* begin *

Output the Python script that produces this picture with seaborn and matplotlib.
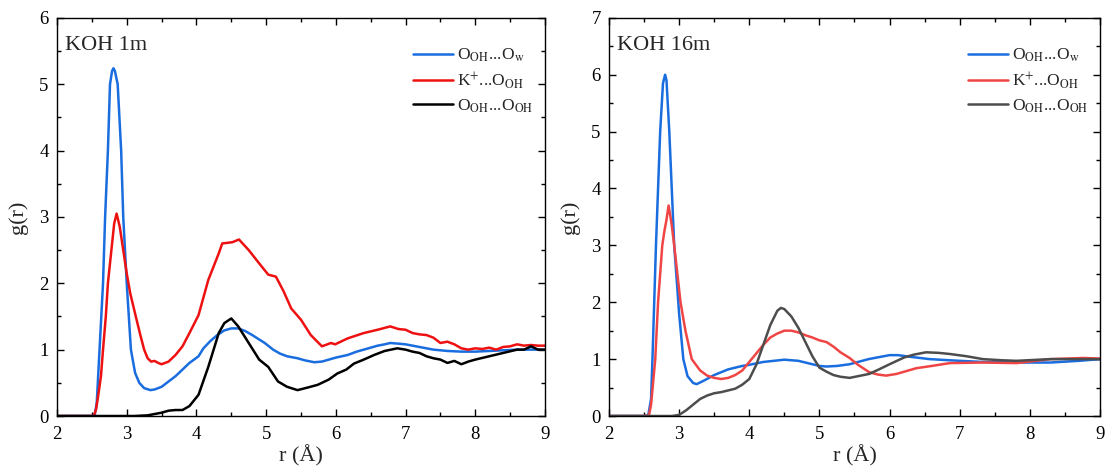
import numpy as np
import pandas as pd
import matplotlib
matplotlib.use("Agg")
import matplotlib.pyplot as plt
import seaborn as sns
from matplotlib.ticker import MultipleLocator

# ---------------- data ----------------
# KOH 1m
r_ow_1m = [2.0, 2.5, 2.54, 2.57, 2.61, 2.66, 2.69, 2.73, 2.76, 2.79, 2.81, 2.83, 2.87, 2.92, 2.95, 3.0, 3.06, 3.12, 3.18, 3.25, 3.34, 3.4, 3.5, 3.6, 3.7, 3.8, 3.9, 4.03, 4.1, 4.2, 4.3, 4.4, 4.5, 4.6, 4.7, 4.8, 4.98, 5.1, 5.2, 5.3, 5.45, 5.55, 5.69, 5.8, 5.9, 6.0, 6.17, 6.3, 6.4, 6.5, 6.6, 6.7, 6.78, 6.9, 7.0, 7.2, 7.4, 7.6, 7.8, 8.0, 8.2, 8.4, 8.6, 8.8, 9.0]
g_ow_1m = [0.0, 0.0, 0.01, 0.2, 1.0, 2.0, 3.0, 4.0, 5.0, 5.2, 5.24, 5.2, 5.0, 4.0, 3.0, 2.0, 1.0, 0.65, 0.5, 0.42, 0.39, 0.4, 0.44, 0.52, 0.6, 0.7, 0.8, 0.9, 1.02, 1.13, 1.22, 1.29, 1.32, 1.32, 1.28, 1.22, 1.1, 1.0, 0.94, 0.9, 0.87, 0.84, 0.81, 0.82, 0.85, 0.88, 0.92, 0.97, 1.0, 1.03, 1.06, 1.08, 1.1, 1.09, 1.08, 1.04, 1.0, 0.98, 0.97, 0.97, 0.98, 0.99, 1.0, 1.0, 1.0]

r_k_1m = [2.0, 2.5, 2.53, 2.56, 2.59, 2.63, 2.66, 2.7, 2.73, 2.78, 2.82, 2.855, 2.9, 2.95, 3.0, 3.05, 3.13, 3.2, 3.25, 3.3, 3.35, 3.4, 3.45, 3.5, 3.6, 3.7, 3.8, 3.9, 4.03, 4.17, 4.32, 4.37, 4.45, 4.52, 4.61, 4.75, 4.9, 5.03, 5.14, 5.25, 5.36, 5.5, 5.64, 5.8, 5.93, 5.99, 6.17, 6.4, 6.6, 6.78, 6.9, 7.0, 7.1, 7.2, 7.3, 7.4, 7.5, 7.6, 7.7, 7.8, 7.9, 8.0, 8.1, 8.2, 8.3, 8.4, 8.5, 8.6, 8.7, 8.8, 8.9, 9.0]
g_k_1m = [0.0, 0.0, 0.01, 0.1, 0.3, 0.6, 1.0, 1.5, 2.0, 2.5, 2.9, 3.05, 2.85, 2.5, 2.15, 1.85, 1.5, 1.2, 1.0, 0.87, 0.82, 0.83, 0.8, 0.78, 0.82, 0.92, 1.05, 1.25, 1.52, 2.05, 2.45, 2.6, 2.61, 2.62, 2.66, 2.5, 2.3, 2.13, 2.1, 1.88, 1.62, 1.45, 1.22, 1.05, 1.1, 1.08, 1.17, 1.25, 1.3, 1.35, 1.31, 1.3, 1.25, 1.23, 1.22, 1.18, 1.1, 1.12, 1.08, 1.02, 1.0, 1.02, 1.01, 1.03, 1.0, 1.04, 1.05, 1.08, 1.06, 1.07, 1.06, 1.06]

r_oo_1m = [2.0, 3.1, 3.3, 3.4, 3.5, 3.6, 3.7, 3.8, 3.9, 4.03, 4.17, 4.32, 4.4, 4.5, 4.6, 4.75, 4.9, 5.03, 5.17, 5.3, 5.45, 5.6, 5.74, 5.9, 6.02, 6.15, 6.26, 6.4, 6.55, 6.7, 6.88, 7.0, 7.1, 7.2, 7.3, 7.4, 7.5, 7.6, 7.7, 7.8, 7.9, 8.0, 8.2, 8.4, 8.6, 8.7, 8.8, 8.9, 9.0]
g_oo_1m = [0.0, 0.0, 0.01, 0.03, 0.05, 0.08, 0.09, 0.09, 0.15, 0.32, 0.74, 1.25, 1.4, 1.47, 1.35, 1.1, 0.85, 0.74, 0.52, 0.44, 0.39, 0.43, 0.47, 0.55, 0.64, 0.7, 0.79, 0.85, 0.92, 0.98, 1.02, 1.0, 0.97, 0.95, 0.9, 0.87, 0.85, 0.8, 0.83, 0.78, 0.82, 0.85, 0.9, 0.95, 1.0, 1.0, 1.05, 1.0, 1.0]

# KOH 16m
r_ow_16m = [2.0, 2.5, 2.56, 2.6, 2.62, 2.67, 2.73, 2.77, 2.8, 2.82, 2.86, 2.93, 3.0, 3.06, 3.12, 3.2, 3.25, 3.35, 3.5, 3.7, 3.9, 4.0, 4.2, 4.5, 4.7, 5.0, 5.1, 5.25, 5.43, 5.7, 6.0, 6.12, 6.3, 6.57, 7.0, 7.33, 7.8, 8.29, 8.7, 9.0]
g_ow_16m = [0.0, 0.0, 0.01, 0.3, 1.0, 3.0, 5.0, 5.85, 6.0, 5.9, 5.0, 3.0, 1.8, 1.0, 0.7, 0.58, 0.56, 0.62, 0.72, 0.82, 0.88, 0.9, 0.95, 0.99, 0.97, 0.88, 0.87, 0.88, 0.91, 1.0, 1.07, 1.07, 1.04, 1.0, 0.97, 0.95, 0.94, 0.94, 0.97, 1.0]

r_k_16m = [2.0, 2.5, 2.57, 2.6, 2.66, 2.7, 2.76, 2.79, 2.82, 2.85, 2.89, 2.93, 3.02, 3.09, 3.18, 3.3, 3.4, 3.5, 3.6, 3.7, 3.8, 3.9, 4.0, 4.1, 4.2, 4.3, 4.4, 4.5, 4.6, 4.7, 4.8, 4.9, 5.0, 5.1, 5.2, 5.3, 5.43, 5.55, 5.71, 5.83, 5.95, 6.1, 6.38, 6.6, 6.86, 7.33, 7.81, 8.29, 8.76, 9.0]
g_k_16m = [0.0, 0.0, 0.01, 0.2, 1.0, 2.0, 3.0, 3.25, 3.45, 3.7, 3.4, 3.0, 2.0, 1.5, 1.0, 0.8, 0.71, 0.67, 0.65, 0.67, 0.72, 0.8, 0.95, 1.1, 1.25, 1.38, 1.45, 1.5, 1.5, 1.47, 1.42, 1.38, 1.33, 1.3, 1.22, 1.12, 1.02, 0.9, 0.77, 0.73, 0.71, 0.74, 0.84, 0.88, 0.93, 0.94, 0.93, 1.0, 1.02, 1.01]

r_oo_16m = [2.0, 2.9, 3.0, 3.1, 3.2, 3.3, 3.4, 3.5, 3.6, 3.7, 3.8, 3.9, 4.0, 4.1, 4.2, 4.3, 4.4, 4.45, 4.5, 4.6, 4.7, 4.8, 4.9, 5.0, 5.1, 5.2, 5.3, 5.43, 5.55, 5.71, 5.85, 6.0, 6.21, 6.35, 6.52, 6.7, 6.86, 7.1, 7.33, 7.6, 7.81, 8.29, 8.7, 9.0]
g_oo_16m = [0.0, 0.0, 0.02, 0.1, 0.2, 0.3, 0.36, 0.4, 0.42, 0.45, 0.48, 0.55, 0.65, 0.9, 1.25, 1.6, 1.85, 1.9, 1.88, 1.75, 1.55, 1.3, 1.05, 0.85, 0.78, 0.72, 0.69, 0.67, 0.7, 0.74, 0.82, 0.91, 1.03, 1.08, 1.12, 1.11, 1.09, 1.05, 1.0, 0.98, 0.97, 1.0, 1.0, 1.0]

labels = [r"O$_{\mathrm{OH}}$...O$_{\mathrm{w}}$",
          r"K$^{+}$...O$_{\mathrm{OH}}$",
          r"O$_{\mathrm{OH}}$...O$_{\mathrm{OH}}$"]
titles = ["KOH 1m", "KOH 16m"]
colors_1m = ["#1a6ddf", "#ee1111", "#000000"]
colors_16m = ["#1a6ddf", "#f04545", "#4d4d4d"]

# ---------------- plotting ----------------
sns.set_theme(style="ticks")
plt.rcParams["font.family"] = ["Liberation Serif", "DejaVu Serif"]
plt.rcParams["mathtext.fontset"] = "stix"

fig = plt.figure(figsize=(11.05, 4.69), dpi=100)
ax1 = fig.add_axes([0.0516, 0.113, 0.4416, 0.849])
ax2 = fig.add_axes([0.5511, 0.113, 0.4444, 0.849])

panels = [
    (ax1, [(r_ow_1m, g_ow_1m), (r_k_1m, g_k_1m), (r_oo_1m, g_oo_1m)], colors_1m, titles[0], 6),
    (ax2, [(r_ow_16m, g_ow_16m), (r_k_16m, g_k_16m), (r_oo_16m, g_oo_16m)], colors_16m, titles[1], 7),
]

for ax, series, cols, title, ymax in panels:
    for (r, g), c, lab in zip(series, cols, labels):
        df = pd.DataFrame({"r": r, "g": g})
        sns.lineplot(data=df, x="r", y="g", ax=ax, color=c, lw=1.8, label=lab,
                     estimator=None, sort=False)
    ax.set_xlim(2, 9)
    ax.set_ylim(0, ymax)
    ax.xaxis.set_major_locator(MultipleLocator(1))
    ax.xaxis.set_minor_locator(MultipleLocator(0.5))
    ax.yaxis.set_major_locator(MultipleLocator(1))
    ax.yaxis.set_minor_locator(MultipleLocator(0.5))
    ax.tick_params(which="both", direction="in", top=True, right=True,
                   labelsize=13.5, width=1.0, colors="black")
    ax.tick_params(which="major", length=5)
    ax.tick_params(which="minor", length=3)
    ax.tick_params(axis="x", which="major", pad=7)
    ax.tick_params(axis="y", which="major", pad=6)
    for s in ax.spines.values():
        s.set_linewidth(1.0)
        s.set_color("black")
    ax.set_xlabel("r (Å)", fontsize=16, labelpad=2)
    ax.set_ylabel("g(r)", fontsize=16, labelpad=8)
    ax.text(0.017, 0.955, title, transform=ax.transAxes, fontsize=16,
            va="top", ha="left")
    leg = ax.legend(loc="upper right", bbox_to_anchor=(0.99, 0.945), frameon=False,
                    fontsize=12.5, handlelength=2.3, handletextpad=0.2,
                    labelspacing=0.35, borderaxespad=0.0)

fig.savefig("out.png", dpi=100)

* end *

What to do: Go from the first line of the listing to the line holding "from matplotlib.ticker import MultipleLocator" and, please, transcribe those lines exactly, both included, with no pictures.

Result:
Output the Python script that produces this picture with seaborn and matplotlib.
import numpy as np
import pandas as pd
import matplotlib
matplotlib.use("Agg")
import matplotlib.pyplot as plt
import seaborn as sns
from matplotlib.ticker import MultipleLocator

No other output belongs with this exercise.